Abbiamo raccolto le impressioni di un prete giovane, da un anno chiamato ad affrontare una nuova esperienza pastorale in quattro parrocchie, continuando nel contempo a ricoprire gli incarichi che già aveva a livello diocesano. Don Marco Tallone, originario di Busca, ha 35 anni ed è stato ordinato sacerdote dieci anni fa. Dal 2024 il vescovo gli ha affidato la cura delle comunità di Sanfront, Robella, Rocchetta e Gambasca.
Don Marco, forse un anno è un po’ poco, ma probabilmente sufficiente per rendersi conto di cosa significhi coordinare le varie attività in quattro parrocchie, tre delle quali piuttosto piccole.
«Quasi un anno fa, scherzando, nelle mie prime domeniche ho ripetuto diverse volte che nel primo mese sarei stato in prova e che i parrocchiani avrebbero potuto rimandarmi indietro. Sono contento perché ciò non è avvenuto e abbiamo potuto iniziare a lavorare e vivere insieme, in una realtà per me completamente nuova. In questi mesi mi sono accorto di tante esperienze e di tanti vissuti che meritano attenzione e affetto. Partire da zero è sempre occasione per mettere buona volontà e al tempo stesso chiede pazienza per imparare e entrare nelle situazioni».
L’attenzione ai ragazzi, il non facile compito di coinvolgere i giovani, ma anche di rapportarsi con le famiglie e portare un po’ di luce e speranza tra gli anziani e ammalati. Un’opera che, come si dice… “prende molto tempo”…
«Le nostre parrocchie, come credo tutte le parrocchie, sono abitate da tanti mondi diversi, che a volte viaggiano insieme, spesso si ignorano e in alcune occasioni collidono. Sulla carta c’è tempo per tutti, nella realtà tante volte occorre fare delle scelte, facendo attenzione a non escludere nessuno. Oggi molto più che in passato la presenza dei preti si fa sempre più centellinata, ma nel frattempo è bello poter prendere parte ai momenti importanti della vita della comunità, perché queste occasioni permettono di stringere amicizie nuove. Un’attenzione particolare va riservata a chi non può prendere parte facilmente alle attività a causa delle difficoltà di salute e l’età. Questi incontri tante volte chiedono di salvare un tempo per farsi vicini a chi è più in difficoltà».

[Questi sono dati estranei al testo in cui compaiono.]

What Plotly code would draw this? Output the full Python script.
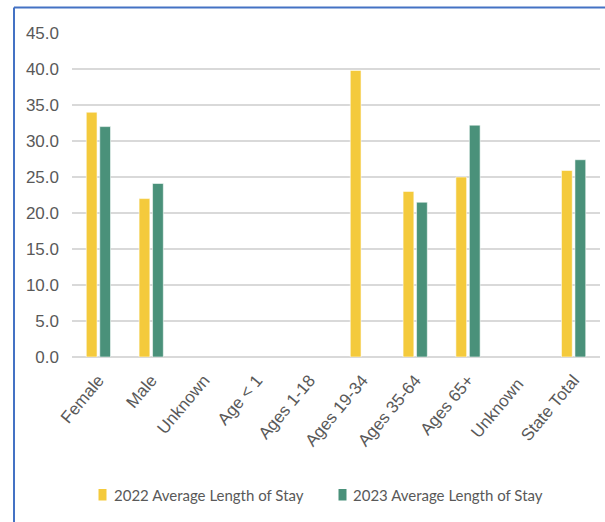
import plotly.graph_objects as go

categories = ["Female", "Male", "Unknown", "Age < 1", "Ages 1-18", "Ages 19-34",
              "Ages 35-64", "Ages 65+", "Unknown ", "State Total"]
values_2022 = [34.0, 22.0, None, None, None, 39.8, 23.0, 25.0, None, 25.9]
values_2023 = [32.0, 24.1, None, None, None, None, 21.5, 32.2, None, 27.4]
series_names = ["2022 Average Length of Stay", "2023 Average Length of Stay"]
colors = ["#F4CA3C", "#4A917A"]
y_ticks = [0, 5, 10, 15, 20, 25, 30, 35, 40, 45]

fig = go.Figure()
for name, vals, col in zip(series_names, [values_2022, values_2023], colors):
    fig.add_trace(go.Bar(
        x=categories, y=vals, name=name, showlegend=False,
        marker=dict(color=col, line=dict(color="rgba(255,255,255,0.7)", width=0.8)),
    ))

W, H = 605, 522
L, R, T, B = 72, 5, 33, 165
pw = W - L - R
ph = H - T - B

fig.update_layout(
    width=W, height=H,
    margin=dict(l=L, r=R, t=T, b=B),
    paper_bgcolor="white", plot_bgcolor="white",
    barmode="group", bargap=0.49, bargroupgap=0.2,
    font=dict(family="Liberation Sans, Arial, sans-serif", color="#595959", size=16),
    xaxis=dict(tickangle=-50, showgrid=False, showline=False, ticks="",
               ticklabelstandoff=9, tickfont=dict(size=17, color="#595959")),
    yaxis=dict(range=[0, 45], tickvals=y_ticks, ticktext=[f"{v:.1f}" for v in y_ticks],
               showgrid=True, gridcolor="#D9D9D9", gridwidth=2, zeroline=True,
               zerolinecolor="#D9D9D9", zerolinewidth=2, ticks="", ticklabelstandoff=12,
               tickfont=dict(size=17, color="#595959")),
    showlegend=False,
)

def px_x(p):
    return (p - L) / pw
def px_y(p):
    return (H - B - p) / ph

# chart frame (blue border)
fig.add_shape(type="line", xref="paper", yref="paper",
              x0=px_x(14), x1=px_x(14), y0=px_y(7.5), y1=px_y(530),
              line=dict(color="#4472C4", width=2))
fig.add_shape(type="line", xref="paper", yref="paper",
              x0=px_x(14), x1=px_x(610), y0=px_y(7.5), y1=px_y(7.5),
              line=dict(color="#4472C4", width=2))

# custom legend
legend_items = [(98.5, 112), (338.5, 351)]
for (sx, tx), name, col in zip(legend_items, series_names, colors):
    fig.add_shape(type="rect", xref="paper", yref="paper",
                  x0=px_x(sx), x1=px_x(sx + 8), y0=px_y(489), y1=px_y(500.5),
                  fillcolor=col, line=dict(width=0))
    fig.add_annotation(xref="paper", yref="paper", x=px_x(tx), y=px_y(495),
                       xanchor="left", yanchor="middle", showarrow=False, text=name,
                       font=dict(family="Lato, Liberation Sans, sans-serif", size=15, color="#595959"))

fig.write_html("out.html", config={"displayModeBar": False},
               post_script="document.body.style.margin='0';")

Tra l’altro il vescovo ha affidato a don Marco anche la cura della pastorale giovanile di tutta la Valle Po, un territorio piuttosto vasto e popoloso, che va dalla periferia di Saluzzo fino ai piedi del Monviso. Una sfida avvincente?

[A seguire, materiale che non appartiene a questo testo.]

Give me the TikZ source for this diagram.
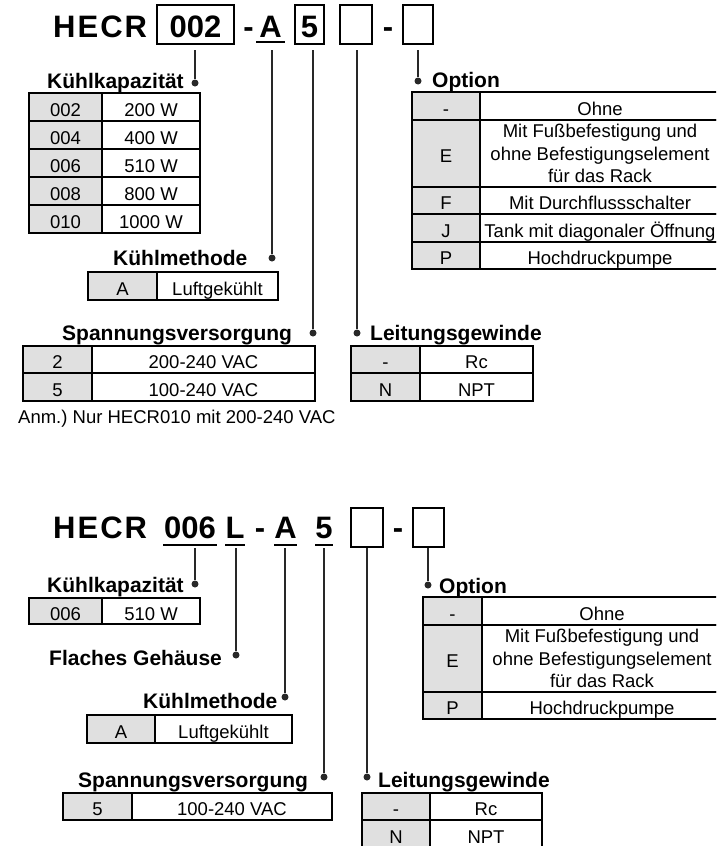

«I paesi della valle conservano una ricca tradizione di partecipazione ecclesiale e affrontano una sfida comune a tanti territori delle valli alpine perché le difficoltà legate al lavoro e allo studio spesso portano i più giovani a cercare sistemazioni diverse. Al tempo stesso è bello poter lavorare con le famiglie più giovani e con i ragazzi per accompagnare tutti coloro che lo desiderano ad un’autentica esperienza di fede. Occorre giungere ad un giusto compromesso tra ciò che possono proporre le singole parrocchie e ciò che occorre valorizzare insieme. In questo la proposta dei campi estivi in montagna presso la casa diocesana di Sant’Anna di Bellino è forse l’esperienza consolidata migliore che le nostre parrocchie riescono a offrire ai ragazzi per crescere insieme».
Senza dimenticare che don Marco è anche responsabile dell’Ufficio liturgico diocesano, maestro delle cerimonie vescovili, assistente Acr e Giovani e, da ultimo anche referente diocesano per il Giubileo. Come si riesce a conciliare tutti questi incarichi?

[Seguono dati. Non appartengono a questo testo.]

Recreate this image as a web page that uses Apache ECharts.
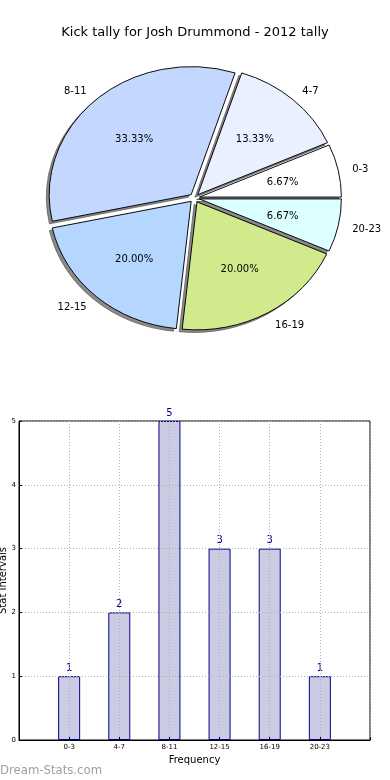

«In modo sbrigativo, ma con il sorriso si può dire che gli incarichi si sovrappongono ma faticano a conciliarsi. Questa certamente non è una lamentela perché è la situazione normale della maggioranza dei preti in Italia. Con serenità ammetto che tante volte si passa da un’esperienza all’altra e si rischia di perdere qualcosa di importante. Mi rincuora il fatto che tutti questi impegni sono frutto di obbedienza e che per questo possono essere vissuti come un servizio ecclesiale».
Il prete è dunque una presenza fondamentale nelle nostre comunità. Proprio questa percezione dovrebbe indurre i fedeli a contribuire in maniera più robusta al sostentamento dei sacerdoti. Cosa che non sempre avviene…
«Io non mi sento di dire che i parrocchiani non siano generosi, anzi molto spesso mi stupisco della
grandezza di cuore delle persone più umili. Al tempo stesso direi che le persone diventano protagoniste quando capiscono e vengono resi partecipi delle necessità della Chiesa. Alcune cose sono più facili da spiegare, mentre altre chiederebbero più pazienza e chiarezza. Il sistema del Sostentamento del clero in Italia è certamente tra i più avanzati al mondo, ma rischia di essere difficile da comprendere e per questo fatica a decollare a livello della considerazione dei fedeli. In ogni caso meritano di essere ringraziate tutte le persone che sostengono il servizio di tutti i sacerdoti in Italia attraverso le loro offerte e i loro sacrifici».